Anything I could say about racism isn’t enough. No matter how hard I try, there’s so much I don’t see. I do know that no one should walk down the street afraid of being murdered because they’re Black. I know that no one should be insulated from punishment after they’ve murdered someone for being Black. I know that no one should be trained to believe killing is part and parcel of their job, to be forgiven even if they get it wrong.

I know enough history to see the pattern of this country letting down Black people over and over and over again, telling them they need to wait, that it’s too soon or too much or too disruptive. Like someday, eventually, they’ll be truly equal under the law. It’s just never today.

I’m an Old White Lady, and that makes me want to scream. You’re damn right I side with the protesters. I think they’re being quite polite, as it happens.

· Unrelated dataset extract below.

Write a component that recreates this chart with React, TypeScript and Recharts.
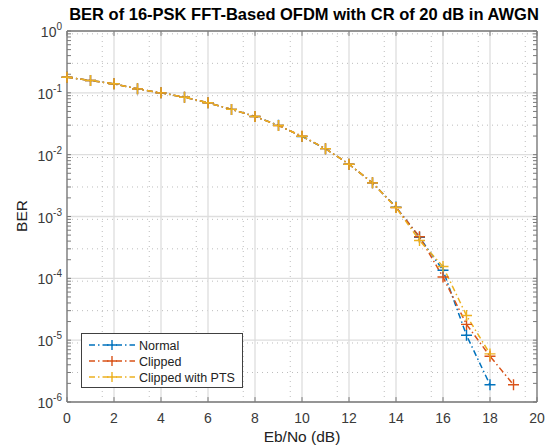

I guess, White Women Of A Certain Age, what I’m getting at is this: no more putting things off. No more compromise, no more telling folks who don’t look like us that change is gradual. No more making excuses, for ourselves or anyone else. No more parsing of smarmy political speeches or half-assed promises. We fight the right fight this time, and we don’t get sidetracked. We listen to those who are not White Women Of A Certain Age; we don’t ask them to them teach or justify, we just listen. And we take our cue from them on where the next front of the war needs to be.

(And we don’t ask for ally cookies. Seriously. Do not be that person. Ugh.)

It’s always been naive of me to be personally outraged by racism. I’ve largely been on the beneficiary end of that problem, in ways I’m still just learning to recognize. But outrage? It’s energizing. It’s power. It’s the opposite of helplessness.

Be outraged. Make change. Now is the best time there is.